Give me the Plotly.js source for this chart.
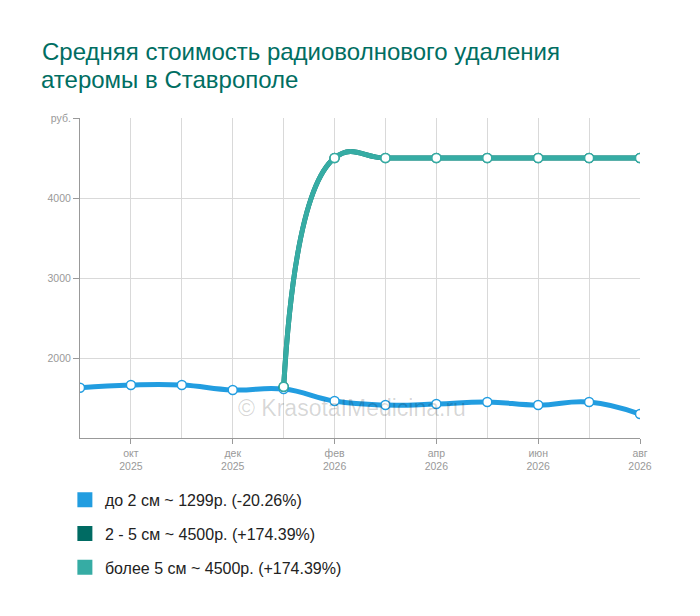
<!DOCTYPE html>
<html>
<head>
<meta charset="utf-8">
<script src="https://cdn.plot.ly/plotly-3.0.1.min.js"></script>
<style>
    body { margin: 0; background: #fff; }
    #chart { width: 700px; height: 616px; }
</style>
</head>
<body>
<div id="chart"></div>
<script>
// months, Sep 2025 .. Aug 2026
var months = ['сен', 'окт', 'ноя', 'дек', 'янв', 'фев', 'мар', 'апр', 'май', 'июн', 'июл', 'авг'];
var years = ['2025', '2025', '2025', '2025', '2026', '2026', '2026', '2026', '2026', '2026', '2026', '2026'];

var small = [1629, 1662, 1662, 1600, 1612, 1462, 1412, 1425, 1450, 1412, 1450, 1299];
var medium = [null, null, null, null, 1640, 4500, 4500, 4500, 4500, 4500, 4500, 4500];
var large = [null, null, null, null, 1640, 4500, 4500, 4500, 4500, 4500, 4500, 4500];

var names = ['до 2 см ~ 1299р. (-20.26%)', '2 - 5 см ~ 4500р. (+174.39%)', 'более 5 см ~ 4500р. (+174.39%)'];
var colors = ['#229de0', '#006b63', '#36aca4'];

var yTicks = [2000, 3000, 4000, 5000];
var yLabels = ['2000', '3000', '4000', 'руб.'];

var titleLines = ['Средняя стоимость радиоволнового удаления', 'атеромы в Ставрополе'];

var idx = months.map(function (m, i) { return i; });
var tickIdx = idx.filter(function (i) { return i % 2 === 1; });
var tickText = tickIdx.map(function (i) { return months[i] + '<br>' + years[i]; });

var series = [small, medium, large];
var traces = [];
series.forEach(function (vals, k) {
    traces.push({
        x: idx,
        y: vals,
        type: 'scatter',
        mode: 'lines+markers',
        line: { color: colors[k], width: 5, shape: 'spline', smoothing: 1.3 },
        marker: { color: '#fff', size: 9, line: { color: colors[k], width: 1.5 } },
        showlegend: false,
        hoverinfo: 'skip'
    });
});
// legend entries with square swatches
series.forEach(function (vals, k) {
    traces.push({
        x: [null],
        y: [null],
        type: 'scatter',
        mode: 'markers',
        name: names[k],
        legendgroup: 'g' + k,
        marker: { color: colors[k], size: 15, symbol: 'square' }
    });
});

var titleFont = { family: 'Liberation Sans, Arial, sans-serif', size: 24, color: '#006e62' };

var layout = {
    width: 700,
    height: 616,
    margin: { l: 80, r: 60, t: 118, b: 178 },
    paper_bgcolor: '#fff',
    plot_bgcolor: '#fff',
    font: { family: 'Liberation Sans, Arial, sans-serif', color: '#999', size: 10.5 },
    title: {
        text: titleLines[0],
        font: titleFont,
        x: 0.06, xanchor: 'left',
        y: 1 - 52 / 616, yref: 'container', yanchor: 'middle'
    },
    xaxis: {
        range: [0, 11],
        tickvals: tickIdx,
        ticktext: tickText,
        ticks: 'outside',
        ticklen: 5,
        tickcolor: '#999',
        showline: true,
        linecolor: '#999',
        showgrid: true,
        gridcolor: '#d9d9d9',
        zeroline: false,
        minor: { dtick: 1, tick0: 0, showgrid: true, gridcolor: '#d9d9d9', ticks: '' },
        fixedrange: true
    },
    yaxis: {
        range: [1000, 5000],
        tickvals: yTicks,
        ticktext: yLabels,
        ticks: 'outside',
        ticklen: 6,
        tickcolor: '#999',
        showline: true,
        linecolor: '#999',
        showgrid: true,
        gridcolor: '#d9d9d9',
        zeroline: false,
        fixedrange: true
    },
    legend: {
        x: -0.027,
        xanchor: 'left',
        y: -0.14,
        yanchor: 'top',
        orientation: 'v',
        tracegroupgap: 10,
        font: { size: 16, color: '#222' },
        bgcolor: 'rgba(0,0,0,0)'
    },
    annotations: [{
        text: titleLines[1],
        xref: 'paper', yref: 'paper',
        x: -0.0715, xanchor: 'left',
        y: 1 + (118 - 79) / 320, yanchor: 'middle',
        borderpad: 0,
        showarrow: false,
        font: titleFont
    }, {
        text: '© KrasotaIMedicina.ru',
        xref: 'paper', yref: 'paper',
        x: 0.486, xanchor: 'center',
        y: (438 - 408) / 320, yanchor: 'middle',
        showarrow: false,
        font: { size: 23, color: 'rgba(0,0,0,0.16)' }
    }]
};

Plotly.newPlot('chart', traces, layout, { displayModeBar: false, staticPlot: true });
</script>
</body>
</html>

+ + +

Task brief
Copy the data word for word. Pictures do not go in the copy.

Exercise result
Give me the Plotly.js source for this chart.
<!DOCTYPE html>
<html>
<head>
<meta charset="utf-8">
<script src="https://cdn.plot.ly/plotly-3.0.1.min.js"></script>
<style>
    body { margin: 0; background: #fff; }
    #chart { width: 700px; height: 616px; }
</style>
</head>
<body>
<div id="chart"></div>
<script>
// months, Sep 2025 .. Aug 2026
var months = ['сен', 'окт', 'ноя', 'дек', 'янв', 'фев', 'мар', 'апр', 'май', 'июн', 'июл', 'авг'];
var years = ['2025', '2025', '2025', '2025', '2026', '2026', '2026', '2026', '2026', '2026', '2026', '2026'];

var small = [1629, 1662, 1662, 1600, 1612, 1462, 1412, 1425, 1450, 1412, 1450, 1299];
var medium = [null, null, null, null, 1640, 4500, 4500, 4500, 4500, 4500, 4500, 4500];
var large = [null, null, null, null, 1640, 4500, 4500, 4500, 4500, 4500, 4500, 4500];

var names = ['до 2 см ~ 1299р. (-20.26%)', '2 - 5 см ~ 4500р. (+174.39%)', 'более 5 см ~ 4500р. (+174.39%)'];
var colors = ['#229de0', '#006b63', '#36aca4'];

var yTicks = [2000, 3000, 4000, 5000];
var yLabels = ['2000', '3000', '4000', 'руб.'];

var titleLines = ['Средняя стоимость радиоволнового удаления', 'атеромы в Ставрополе'];

var idx = months.map(function (m, i) { return i; });
var tickIdx = idx.filter(function (i) { return i % 2 === 1; });
var tickText = tickIdx.map(function (i) { return months[i] + '<br>' + years[i]; });

var series = [small, medium, large];
var traces = [];
series.forEach(function (vals, k) {
    traces.push({
        x: idx,
        y: vals,
        type: 'scatter',
        mode: 'lines+markers',
        line: { color: colors[k], width: 5, shape: 'spline', smoothing: 1.3 },
        marker: { color: '#fff', size: 9, line: { color: colors[k], width: 1.5 } },
        showlegend: false,
        hoverinfo: 'skip'
    });
});
// legend entries with square swatches
series.forEach(function (vals, k) {
    traces.push({
        x: [null],
        y: [null],
        type: 'scatter',
        mode: 'markers',
        name: names[k],
        legendgroup: 'g' + k,
        marker: { color: colors[k], size: 15, symbol: 'square' }
    });
});

var titleFont = { family: 'Liberation Sans, Arial, sans-serif', size: 24, color: '#006e62' };

var layout = {
    width: 700,
    height: 616,
    margin: { l: 80, r: 60, t: 118, b: 178 },
    paper_bgcolor: '#fff',
    plot_bgcolor: '#fff',
    font: { family: 'Liberation Sans, Arial, sans-serif', color: '#999', size: 10.5 },
    title: {
        text: titleLines[0],
        font: titleFont,
        x: 0.06, xanchor: 'left',
        y: 1 - 52 / 616, yref: 'container', yanchor: 'middle'
    },
    xaxis: {
        range: [0, 11],
        tickvals: tickIdx,
        ticktext: tickText,
        ticks: 'outside',
        ticklen: 5,
        tickcolor: '#999',
        showline: true,
        linecolor: '#999',
        showgrid: true,
        gridcolor: '#d9d9d9',
        zeroline: false,
        minor: { dtick: 1, tick0: 0, showgrid: true, gridcolor: '#d9d9d9', ticks: '' },
        fixedrange: true
    },
    yaxis: {
        range: [1000, 5000],
        tickvals: yTicks,
        ticktext: yLabels,
        ticks: 'outside',
        ticklen: 6,
        tickcolor: '#999',
        showline: true,
        linecolor: '#999',
        showgrid: true,
        gridcolor: '#d9d9d9',
        zeroline: false,
        fixedrange: true
    },
    legend: {
        x: -0.027,
        xanchor: 'left',
        y: -0.14,
        yanchor: 'top',
        orientation: 'v',
        tracegroupgap: 10,
        font: { size: 16, color: '#222' },
        bgcolor: 'rgba(0,0,0,0)'
    },
    annotations: [{
        text: titleLines[1],
        xref: 'paper', yref: 'paper',
        x: -0.0715, xanchor: 'left',
        y: 1 + (118 - 79) / 320, yanchor: 'middle',
        borderpad: 0,
        showarrow: false,
        font: titleFont
    }, {
        text: '© KrasotaIMedicina.ru',
        xref: 'paper', yref: 'paper',
        x: 0.486, xanchor: 'center',
        y: (438 - 408) / 320, yanchor: 'middle',
        showarrow: false,
        font: { size: 23, color: 'rgba(0,0,0,0.16)' }
    }]
};

Plotly.newPlot('chart', traces, layout, { displayModeBar: false, staticPlot: true });
</script>
</body>
</html>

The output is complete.